SR: What is marked is the deepening of the animosity between India and Pakistan.  Since Partition, the two countries have fought two wars, and continue to harbor much distrust.  They both now have nuclear weapons, so the stakes are even higher.  Of course, in recent years, India has undergone an economic awakening, but that rarely means that all segments of society are lifted equally by prosperity.  Those who are profoundly disenfranchised – who have no access to clean water, food, electricity, birth control, let alone the luxuries of an education and a computer, fall into a deeper state of paralysis.  The entrance to the most basic of mainstream commerce eludes them; that has not changed, and has seldom changed in the course of human history.

TF: I understand you live in the USA now. How do you maintain your connections to your heritage? And what aspects do you value from both cultures?

SR: One the best things my parents did for me while I was growing up in the United States was to take me back to India during the summers.  The trips were never one or two weeks – they lasted the entire summer, all three and a half months.  And the place they took me was to my grandparent’s village, a primarily rural part of Andhra Pradesh, in south India.  No running water, limited electricity – I dreamed all summer of drinking a cold glass of water.  But it was there that I began to understand the true meaning of abundance, of poverty, and of the knife’s edge on which most of the world lives.  These are not meanings one forgets very easily.

What I appreciate, though, about the United States, is that there is an endlessness to the landscape.  I have driven across the country, and the feeling of freedom, of an unconquered and unexplored land, just around the next bend, is a persistent and beautiful possibility.  And this feeling of infinite possibility is a thing that seeps into the consciousness, it blooms in one’s heart.

TF: We are always interested to discover new books that are strong on location.
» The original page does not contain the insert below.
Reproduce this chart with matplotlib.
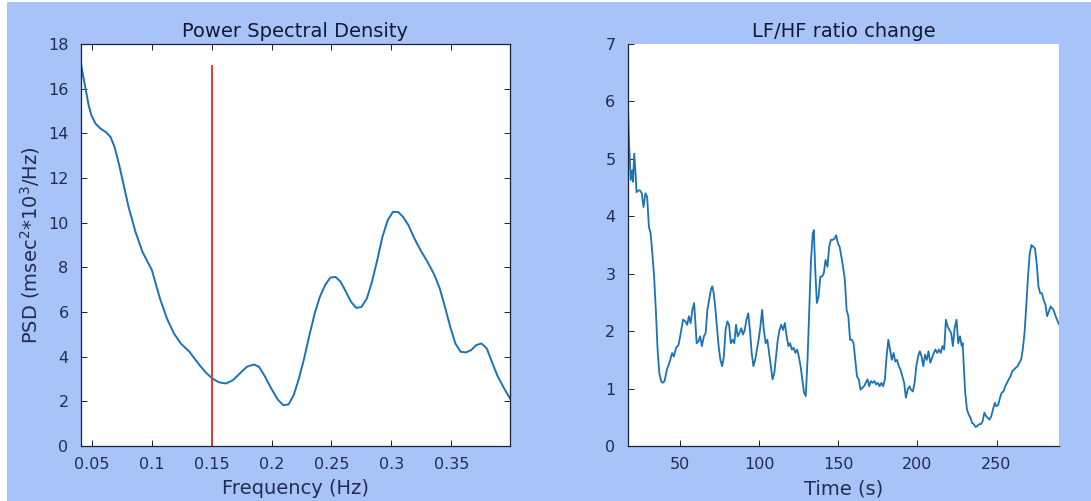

What are you currently working on and will locale feature strongly as it has done in “An Unrestored Woman”?

SR: I am currently working on a novel.  The narrative switches between two continents, but I think the greater distinction is that in “An Unrestored Woman,” the places themselves were shifting, along with many of the characters.  When nations are carved up (because of the end of colonialism, or civil war, or some other upheaval), the very ground beneath the citizens of these countries shifts.  And so, in the story collection, place itself was a character – one that grew and contracted and was ravenous and moribund and tingled with life.  In my current project, the shifts happen more in the characters and in their understanding of place.  Where are we, and how did we end up here?  I think every life, whether lived during or between wars, experiences within it a ground that is certain, and a ground that is not.

TF: Which books are you looking forward to reading in 2016?

SR: Clarice Lispector’s “Complete Stories” was published last year, and I am looking forward to reading it.  I am irresistibly, maddeningly drawn to anything written by Roberto Bolaño, so I will read his work, over and over again, I think, every year for the rest of my life.  László Krasznahorkai is also a recent favorite of mine.  “All the Birds in the Sky,” by Charlie Jane Anders, is on my list.  I am embarrassed to admit I have never read “Moby Dick,” but this is the year:  this is the year I will tackle the whale.